We live in a litigious society, so business owners need to take advantage of all risk-management tools that are available, especially when they come at an affordable cost.[4]  If someone gets seriously injured at your place of business, in your rental property, or by your employee, there is a decent chance that you will be sued.  The risk of losing everything can make the idea of starting a new business seem disproportionately hazardous in comparison to the anticipated rewards.  An LLC is an effective way to get liability protection for sole proprietorships and partnerships.
  2. Asset Protection – Similar to the way that a business owner could use an LLC to protect him/herself from the liabilities of the company,  so too can the business owner protect certain valuable assets from the liabilities of another asset or activity.  

For example, many companies choose to place operating assets (such as a backhoe and/or dump truck) in a leasing company and then lease those assets to the operating company.  This would allow a construction company to separate the valuable operating equipment from the liabilities of the construction business.   

For those who own rental properties,  the equity of one property should in some cases be protected from the potential liabilities of another property.  By placing separate properties in separate LLC’s,  an owner can protect a valuable property from the liabilities of another property, while maintaining full ownership and control of both.

In the case of a hotel operator or bed and breakfast,  the restaurant activities may be placed in a separate LLC from the hotel.  This will allow the business owners to separate the liability concerns of the restaurant from that of the hotel.
  3. Formalities and Administrative Costs –  There are varying levels of formality and administrative costs associated with forming and operating the different business entities.  The sole proprietorship and partnership are the simplest and most inexpensive form of business entity,  but they do not offer the business owner any protection from liability.  For limited liability,  the business owner should consider an LLC or corporation.  When compared to the corporation,  the LLC is easier and more cost-effective to own and operate.  LLC’s are not saddled with all the formalities of the antiquated corporation,  such as the requirement of keeping minutes,  having annual meetings,  and electing directors and officers.  In addition,  there are generally more state and local tax filing requirements for corporations,  and corporations will need to worry about payroll tax reporting for business owners taking a salary from the corporation.[5]

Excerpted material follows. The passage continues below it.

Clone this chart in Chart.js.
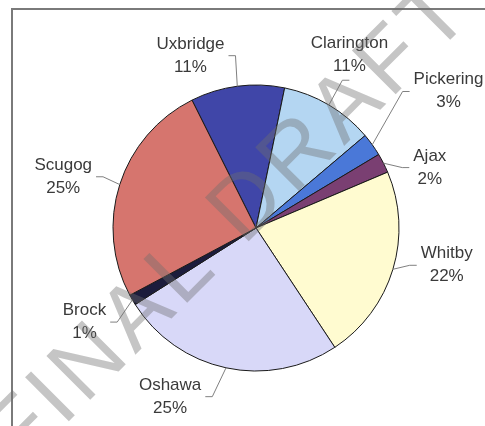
<!DOCTYPE html>
<html>
<head>
<meta charset="utf-8">
<script src="https://cdn.jsdelivr.net/npm/chart.js@4.4.1/dist/chart.umd.min.js"></script>
<style>
  html, body { margin: 0; padding: 0; background: #fff; }
  #wrap { width: 485px; height: 426px; }
</style>
</head>
<body>
<div id="wrap"><canvas id="pieChart" width="485" height="426"></canvas></div>
<script>
// slices clockwise, starting at Uxbridge
const towns = ["Uxbridge", "Clarington", "Pickering", "Ajax", "Whitby", "Oshawa", "Brock", "Scugog"];
const shares = [10.6, 10.6, 2.6, 2.2, 22.1, 25.3, 1.2, 25.4];
const sliceColors = ["#4046a8", "#b4d6f2", "#4a78d8", "#7a3f72", "#fffbd0", "#d8d8f8", "#1c1c3c", "#d6756e"];

const pieCtx = document.getElementById("pieChart");

// grey frame (top and left edges only, as in the scan)
const frame = {
  id: "frame",
  beforeDraw(chart) {
    const ctx = chart.ctx;
    ctx.save();
    ctx.fillStyle = "#fff";
    ctx.fillRect(0, 0, chart.width, chart.height);
    ctx.strokeStyle = "#7a7a7a";
    ctx.lineWidth = 2;
    ctx.beginPath();
    ctx.moveTo(12, chart.height);
    ctx.lineTo(12, 9);
    ctx.lineTo(chart.width, 9);
    ctx.stroke();
    ctx.restore();
  }
};

// category + percent labels outside the pie, with leader lines
const outsideLabels = {
  id: "outsideLabels",
  afterDatasetsDraw(chart, args, opts) {
    const ctx = chart.ctx;
    const meta = chart.getDatasetMeta(0);
    const data = chart.data.datasets[0].data;
    const total = data.reduce((a, b) => a + b, 0);
    ctx.save();
    ctx.font = opts.font;
    ctx.textAlign = "center";
    ctx.textBaseline = "alphabetic";
    meta.data.forEach((arc, i) => {
      const mid = (arc.startAngle + arc.endAngle) / 2;
      const ex = arc.x + arc.outerRadius * Math.cos(mid);
      const ey = arc.y + arc.outerRadius * Math.sin(mid);
      const d = arc.outerRadius + opts.distance;
      const nudge = opts.nudge[i] || [0, 0];
      const cx = arc.x + d * Math.cos(mid) + nudge[0];
      const cy = arc.y + d * Math.sin(mid) + nudge[1];
      const line1 = chart.data.labels[i];
      const line2 = Math.round(data[i] / total * 100) + "%";
      const w = Math.max(ctx.measureText(line1).width, ctx.measureText(line2).width);
      const left = cx - w / 2, right = cx + w / 2, bottom = cy + 18;

      let ax, ay, bx;
      if (ex >= left && ex <= right) { ax = cx; ay = bottom + 8; bx = ax + (ex < cx ? -7 : 7); }
      else if (ex > right) { ax = right + 4; ay = cy + 1; bx = ax + 7; }
      else { ax = left - 4; ay = cy + 1; bx = ax - 7; }
      ctx.strokeStyle = opts.lineColor;
      ctx.lineWidth = 1;
      ctx.beginPath();
      ctx.moveTo(ax, ay);
      ctx.lineTo(bx, ay);
      ctx.lineTo(ex, ey);
      ctx.stroke();

      ctx.fillStyle = opts.color;
      ctx.fillText(line1, cx, cy - 6);
      ctx.fillText(line2, cx, cy + 17);
    });
    ctx.restore();
  }
};

// diagonal "FINAL DRAFT" stamp
const watermark = {
  id: "watermark",
  afterDraw(chart, args, opts) {
    const ctx = chart.ctx;
    ctx.save();
    ctx.translate(opts.x, opts.y);
    ctx.rotate(opts.angle * Math.PI / 180);
    ctx.font = opts.font;
    ctx.fillStyle = opts.color;
    ctx.textBaseline = "alphabetic";
    let x = 0;
    for (const ch of opts.text) {
      ctx.fillText(ch, x, 0);
      x += ctx.measureText(ch).width + opts.spacing;
    }
    ctx.restore();
  }
};

new Chart(pieCtx, {
  type: "pie",
  data: {
    labels: towns,
    datasets: [{
      data: shares,
      backgroundColor: sliceColors,
      borderColor: "#1a1a1a",
      borderWidth: 1,
      radius: 143,
      hoverOffset: 0
    }]
  },
  options: {
    responsive: false,
    animation: false,
    events: [],
    rotation: -26.6,
    layout: { padding: { left: 27, top: 30, right: 0, bottom: 0 } },
    plugins: {
      legend: { display: false },
      tooltip: { enabled: false },
      outsideLabels: {
        font: "17px 'Liberation Sans', Arial, sans-serif",
        color: "#3a3a3a",
        lineColor: "#808080",
        distance: 52,
        nudge: [[-40, 20], [-6, -6], [34, -24], [0, 27], [4, -20], [-45, -23], [-3, -5], [-7, 7]]
      },
      watermark: {
        text: "FINAL DRAFT",
        font: "90px 'Liberation Sans', Arial, sans-serif",
        color: "rgba(110,110,110,0.4)",
        spacing: 6,
        angle: -45,
        x: 20,
        y: 470
      }
    }
  },
  plugins: [frame, outsideLabels, watermark]
});
</script>
</body>
</html>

What are the Other Main Alternatives ?  

  1. Sole Proprietorship
  2. General Partnership
  3. Limited Partnership
  4. Corporation
  5. Subchapter “S” Corporation

Give us a call to discuss the particular advantages and disadvantages of each type of business entity.  As a general rule,  with a few limited exceptions, the small business owner of today will find that the Limited Liability Company (LLC) provides the best alternative for forming their business (or converting their old sole proprietorship or partnership to obtain limited liability).

How are LLC’s taxed?

Under the IRS “check-the-box” regulations,  taxation of LLC’s has been greatly simplified.  The regulations allow the business owners of any eligible entity to elect the desired classification status for federal tax purposes.[6]   Generally speaking,  a one-person LLC may elect to be taxed as a sole proprietorship, a C corporation, or as a subchapter S corporation.[7]  A multi-person LLC may elect to be taxed as a partnership, a C corporation or as a subchapter S corporation.[8]  Under the IRS default provisions,  if no special election is made,  a one-person LLC will be taxed as a sole proprietorship,  and a multi-person LLC will be taxed as a partnership.[9]   You should consult with your Accountant,  in conjunction with your Attorney,  to determine which tax treatment will be best for your particular business.

[1] Harry L. Henning & Richard C. McQuown,  Ohio Limited Liability Company, Forms and Practice Manual,  § 1.3 (2002).

[2] Robert B. Thompson,  The Limits of Liability in the New Limited Liability Entities,  32 Wake Forest L. Rev. 1, 7 (1997).

[3] Rebecca J. Huss,  Revamping Veil Piercing for All Limited Liability Entities: Forcing the Common Law Doctrine into the Statutory Age,   70 U. Cin. L. Rev. 95, 96 (2001).

[4] Bruce D. Bernard and Thomas J. Sigmund,  Selecting the Form of Business Entity:  Analyzing LLC’s and Other Entity Choices, § 9.2  (2003).